Кучка плебеев приблизилась к храму Юпитера. Молодые люди смотрят мутными глазами на фронтон храма, провожают похотливыми взглядами женщин и девушек, что пришли на утреннюю молитву. Рабам, только что получившим свободу, не нравится, что люди вокруг чисто одеты, от них приятно пахнет, они разговаривают правильно, не используют уличную брань и жаргон. Чернь желает, чтобы в Риме было больше увеселительных заведений, кабаков и игорных домов, а цирки, в которых гладиаторы убивают друг друга на потеху публике, работали с утра до вечера. Угощенья должны быть на каждом углу и продаваться за гроши. Как можно больше развлечений!
Panem et circenses — хлеба и зрелищ, жрать и ржать! Кому нужны университеты и храмы?
Пьяный плебей хватает грязными пальцами за шелковую накидку на плечах прихожанки. Легкая с треском разрывается, испуганная девушка оступается, пожилая женщина поддерживает ее, чтобы не упала. Глупая сцена вызывает безудержное веселье у быдла. Неумытые рабы буквально заходятся от смеха, похлопывают по плечу автора остроумной шутки и весело комментируют происшедшее. Разумеется, сразу нашлись те, кто захотел повторить успех товарища. Развеселившиеся рабы принялись срывать накидки со всех проходящих мимо женщин. Когда кто-то из мужчин заступился за жену, свора пьяных рабов избила его до полусмерти. Попытка стражи остановить бесчинство ни к чему ни привела — разгулявшиеся рабы похватали палки и камни и стражникам пришлось отступить. Их слишком мало, им нельзя применять оружие … и вообще, ну его к черту все с этой демократией и тал … тьфу! … толерантностью!
Срывать одежду с женщин и бить вдесятером одного быстро надоело.

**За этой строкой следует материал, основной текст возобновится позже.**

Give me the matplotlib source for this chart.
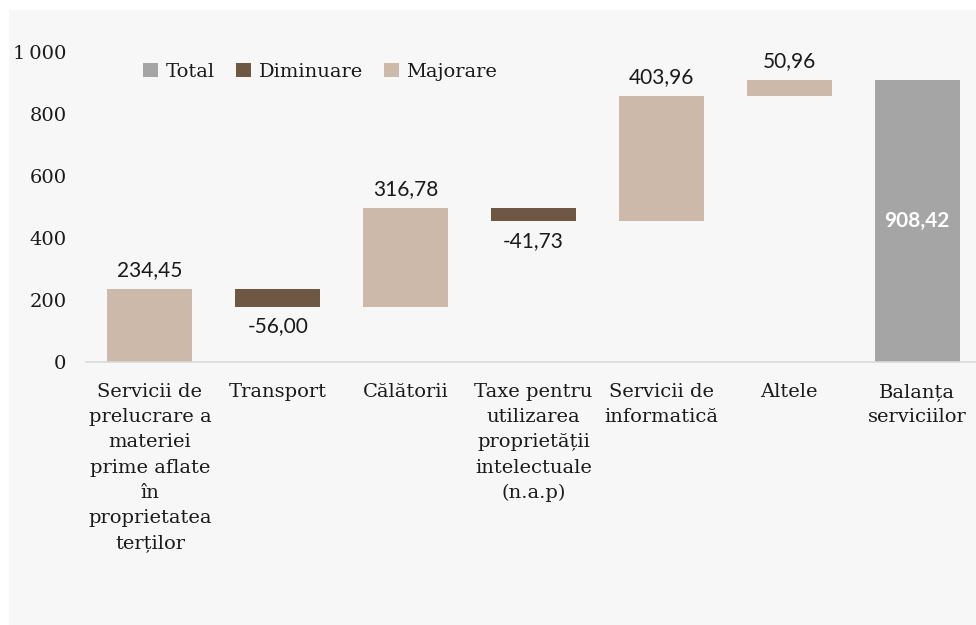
import matplotlib
matplotlib.use("Agg")
import matplotlib.pyplot as plt
from matplotlib.patches import Rectangle, Patch

categories = [
    "Servicii de\nprelucrare a\nmateriei\nprime aflate\nîn\nproprietatea\nterților",
    "Transport",
    "Călătorii",
    "Taxe pentru\nutilizarea\nproprietății\nintelectuale\n(n.a.p)",
    "Servicii de\ninformatică",
    "Altele",
    "Balanța\nserviciilor",
]
changes = [234.45, -56.00, 316.78, -41.73, 403.96, 50.96]
total_value = 908.42
value_labels = ["234,45", "-56,00", "316,78", "-41,73", "403,96", "50,96", "908,42"]
y_ticks = [0, 200, 400, 600, 800, 1000]
y_tick_labels = ["0", "200", "400", "600", "800", "1\u2009000"]
legend_labels = ["Total", "Diminuare", "Majorare"]

c_total = "#a5a5a5"
c_dec = "#6f5843"
c_inc = "#cdb9a9"
serif = ["DejaVu Serif"]
sans = ["Lato", "DejaVu Sans"]

W, H = 976, 625
fig = plt.figure(figsize=(W / 100, H / 100), dpi=100, facecolor="white")
fig.patches.append(Rectangle((9 / W, 0), 1 - 9 / W, (H - 10) / H,
                             transform=fig.transFigure, facecolor="#f7f7f7",
                             edgecolor="none", zorder=-10))

left, right = 86, 981
bottom_px, top_px = 362, 52
ax = fig.add_axes([left / W, (H - bottom_px) / H, (right - left) / W,
                   (bottom_px - top_px) / H])
ax.set_facecolor("none")

bw = 0.665
running = 0.0
for i, ch in enumerate(changes):
    start = running
    end = running + ch
    color = c_inc if ch >= 0 else c_dec
    ax.bar(i, end - start, bottom=start, width=bw, color=color, zorder=2)
    off = 14 if ch >= 0 else -14
    ax.annotate(value_labels[i], (i, end), xytext=(0, off), textcoords="offset points",
                ha="center", va="center", fontsize=15, family=sans,
                color="#1a1a1a", annotation_clip=False)
    running = end

n = len(changes)
ax.bar(n, total_value, width=bw, color=c_total, zorder=2)
ax.text(n, total_value / 2, value_labels[-1], ha="center", va="center",
        fontsize=15, family=sans, color="white", fontweight="bold")

ax.set_xlim(-0.5, 6.5)
ax.set_ylim(0, 1000)
ax.set_yticks(y_ticks)
ax.set_yticklabels(y_tick_labels, family=serif, fontsize=14, color="#1a1a1a")
ax.set_xticks(range(len(categories)))
ax.set_xticklabels(categories, family=serif, fontsize=14, color="#1a1a1a",
                   linespacing=1.52, va="top")
ax.tick_params(axis="y", length=0, pad=14)
ax.tick_params(axis="x", length=0, pad=15)
for s in ["left", "right", "top"]:
    ax.spines[s].set_visible(False)
ax.spines["bottom"].set_color("#d9d9d9")
ax.spines["bottom"].set_linewidth(1.2)

handles = [Patch(facecolor=c_total), Patch(facecolor=c_dec), Patch(facecolor=c_inc)]
leg = ax.legend(handles, legend_labels, loc="center left", bbox_to_anchor=(0.064, 0.935),
                ncol=3, frameon=False, borderaxespad=0, borderpad=0,
                handlelength=0.75, handleheight=0.75, handletextpad=0.4,
                columnspacing=1.1, prop={"family": serif, "size": 14})
for t in leg.get_texts():
    t.set_color("#1a1a1a")

fig.savefig("out.png", dpi=100, facecolor=fig.get_facecolor())
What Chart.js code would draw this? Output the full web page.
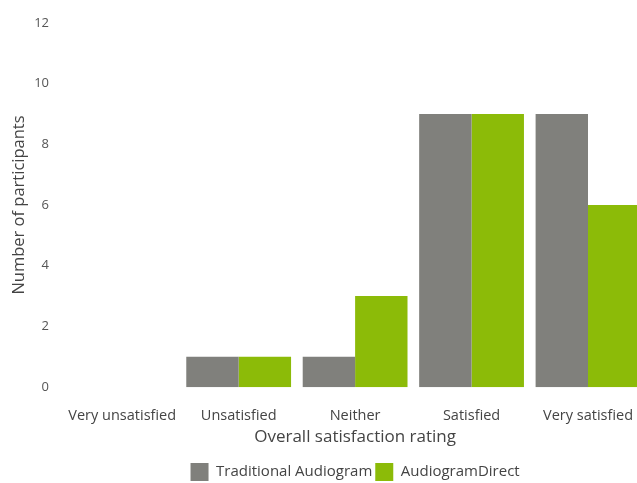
<!DOCTYPE html>
<html>
<head>
<meta charset="utf-8">
<script src="https://cdn.jsdelivr.net/npm/chart.js@4"></script>
<style>
  html, body { margin: 0; padding: 0; background: #fff; overflow: hidden; }
  #wrap { width: 653px; height: 483px; position: relative; }
</style>
</head>
<body>
<div id="wrap"><canvas id="satChart"></canvas></div>
<script>
// Satisfaction ratings per audiogram format
const ratings = ['Very unsatisfied', 'Unsatisfied', 'Neither', 'Satisfied', 'Very satisfied'];
const traditional = [0, 1, 1, 9, 9];
const audiogramDirect = [0, 1, 3, 9, 6];
const yTicks = [0, 2, 4, 6, 8, 10, 12];

const GREY = '#80807c';
const GREEN = '#8cbb08';
const FONT = '"Open Sans", sans-serif';

new Chart(document.getElementById('satChart'), {
    type: 'bar',
    data: {
        labels: ratings,
        datasets: [
            { label: 'Traditional Audiogram', data: traditional, backgroundColor: GREY },
            { label: 'AudiogramDirect', data: audiogramDirect, backgroundColor: GREEN }
        ]
    },
    options: {
        responsive: true, maintainAspectRatio: false, animation: false,
        datasets: { bar: { barPercentage: 1, categoryPercentage: 0.9 } },
        layout: { padding: { top: 8, right: 0, bottom: -8 } },
        plugins: {
            tooltip: { enabled: false },
            legend: {
                position: 'bottom', fullSize: false,
                labels: { color: '#444', font: { family: FONT, size: 15 }, boxWidth: 18, boxHeight: 18, padding: 3 }
            }
        },
        scales: {
            x: {
                grid: { display: false, drawTicks: false }, border: { display: false },
                ticks: { color: '#444', font: { family: FONT, size: 14.5 }, padding: 20 },
                title: { display: true, text: 'Overall satisfaction rating', color: '#444', font: { family: FONT, size: 17 }, padding: { top: -18, bottom: 13 } }
            },
            y: {
                min: 0, max: 12,
                afterBuildTicks: s => { s.ticks = yTicks.map(v => ({ value: v })); },
                afterFit: s => { s.width = 64; },
                grid: { display: false, drawTicks: false }, border: { display: false },
                ticks: { color: '#555', font: { family: FONT, size: 13 }, padding: 15 },
                title: { display: true, text: 'Number of participants', color: '#444', font: { family: FONT, size: 16.5 }, padding: { top: 9, bottom: 0 } }
            }
        }
    }
});
</script>
</body>
</html>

Возвращаться в кабак и затевать свару тоже не очень хочется — там сидят такие же уроды, самим морды набьют. Интересно, а чо в храме? Затянутое тучами небо на минуту освобождается от свинцовых облаков. Слепящий круг солнца проливает потоки света на город. Площадь перед храмом освещается ярким солнечным светом. Низколобые плебеи подслеповато щурятся, закрывают лицо ладонями. Им плохо в круге света, потому что сразу видна грязь и неопрятность, на небритых лицах разводы сажи, остатки пищи в волосах. Полтора десятка чернорабочих врываются под своды храма Юпитера. В благоговейной тишине раздается шлепанье сандалий, сопение и гогот. К запаху душистых трав примешивается чесночная вонь, кислый дух немытых тел и застарелого пота. С грохотом летят на пол опрокинутые лавки, статуи богов и мифологических героев. Молящиеся в панике покидают храм, плебеи набрасываются на пожилых людей и женщин, для забавы срывают с них одежды. Служителям храма строго запрещено вмешиваться в мирские дела, они тихо удаляются в боковые двери. Лязгают железные запоры. Апполинарий стоит на коленях возле алтаря. Громадная статуя Юпитера освещается пылающим внизу жертвенным огнем. В неровном пламени лик верховного бога кажется очень строгим и даже сердитым. Семнадцатилетний юноша всматривался в лицо бога — ему казалось, что это он разгневал своего отца, но чем?